Ao olhar para os clientes e suas necessidades específicas, a Méliuz tem chances de se posicionar além de marketplace financeiro. “Eles podem atuar em outros setores, outros segmentos de mercado. Basta continuar a conhecer o seu cliente. Assim, você pode vender o que você quiser a ele”, analisa o especialista sobre a oferta de novos produtos.
Fim da euforia?
A Méliuz foi a primeira a puxar uma fila de empresas de tecnologia a estrearem suas ações na Bolsa. Por um tempo, a euforia com a inovação e o baixo preço dos papéis fizeram o desempenho da Méliuz disparar na B3. O mesmo foi percebido em empresas como a Mosaico e Locaweb.
A alegria das novatas é agora, contudo, colocada em xeque diante de uma queda colossal no mês de março. Depois de alta histórica em fevereiro, Locaweb, Méliuz, Enjoei e Mosaico, que juntas somavam 34 bilhões de reais, agora somam em apenas 18 bilhões de reais, um tombo de 47% num curto espaço de tempo.
Enrico Trotta, analista de tecnologia e Equity Research do Itaú BBA, diz que o que acontece agora com a bolsa é uma estratégia de investidores e fundos de investimento para se manterem alocados em empresas de valor garantido, mais estabilidade e menor dependência do crescimento no longo prazo.
A tríade é justamente o que sustenta a existência das empresas de tecnologia, conhecidas pelo alto potencial de crescimento e ritmo acelerado de expansão.
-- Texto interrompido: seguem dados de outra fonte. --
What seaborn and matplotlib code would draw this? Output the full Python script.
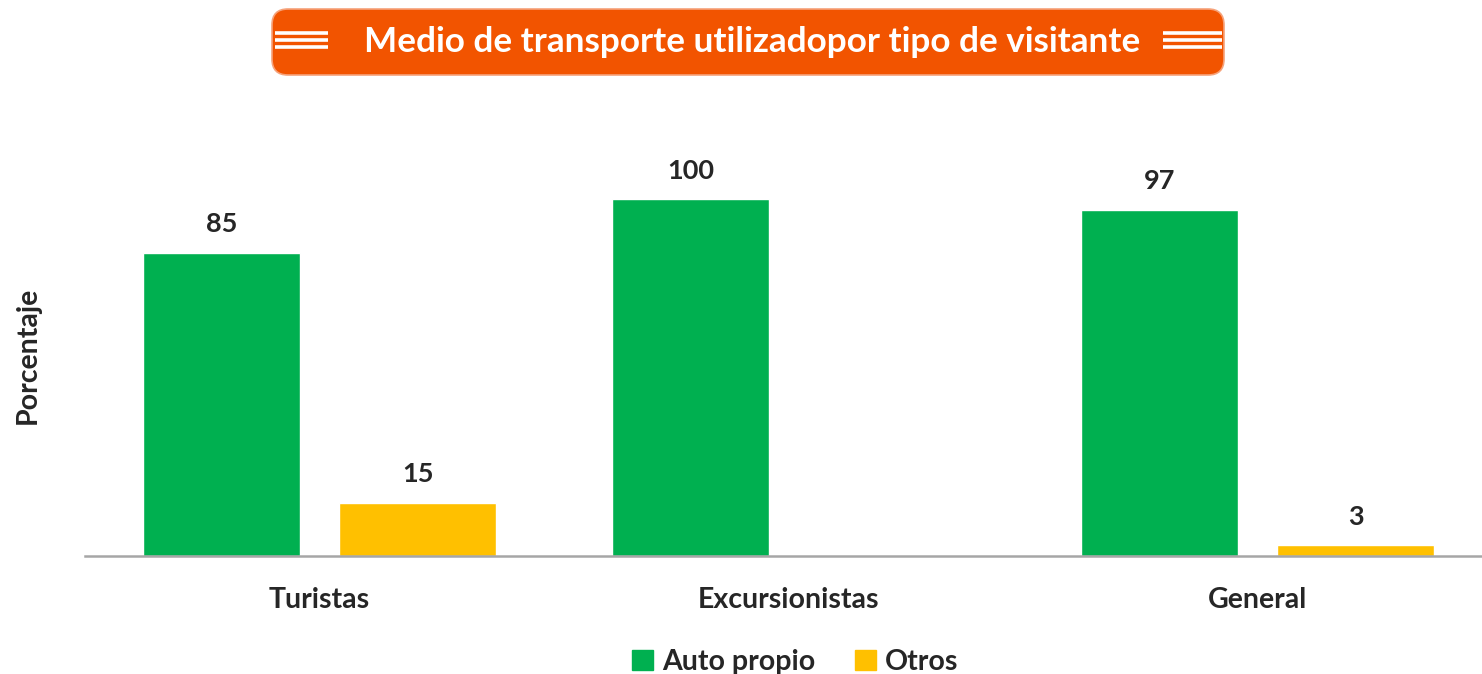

Contudo, os fundamentos básicos não mudaram para as empresas de tecnologia. “Continuamos vendo essas empresas com bons olhos, mas com um cenário incerto como o do Brasil, com aumento da taxa de juros no longo prazo, as empresas com crescimento acelerado são as mais impactadas”, diz.
A transição para uma escolha de empresas de crescimento para empresas de valor é um reflexo conservador diante de um cenário político e fiscal incerto, mas não deve apagar a chama das empresas de tecnologia, tampouco desestimular as startups que seguem na fila para um IPO na Bolsa.
“Vamos continuar vendo IPOs de tecnologia, mas os fundos estão mais seletivos”. A cautela irá ainda permear a escolha dos papéis no curto e médio prazo, mas a seletividade continuará dependendo da estabilidade do cenário atual. “A euforia deve voltar, mas a estabilidade ainda fala mais alto”.
Para Méliuz, a expectativa é de um trimestre de bons números, segundo Trotta. “As demonstrações financeiras não devem vir com grandes surpresas. O viés ainda é positivo”, diz.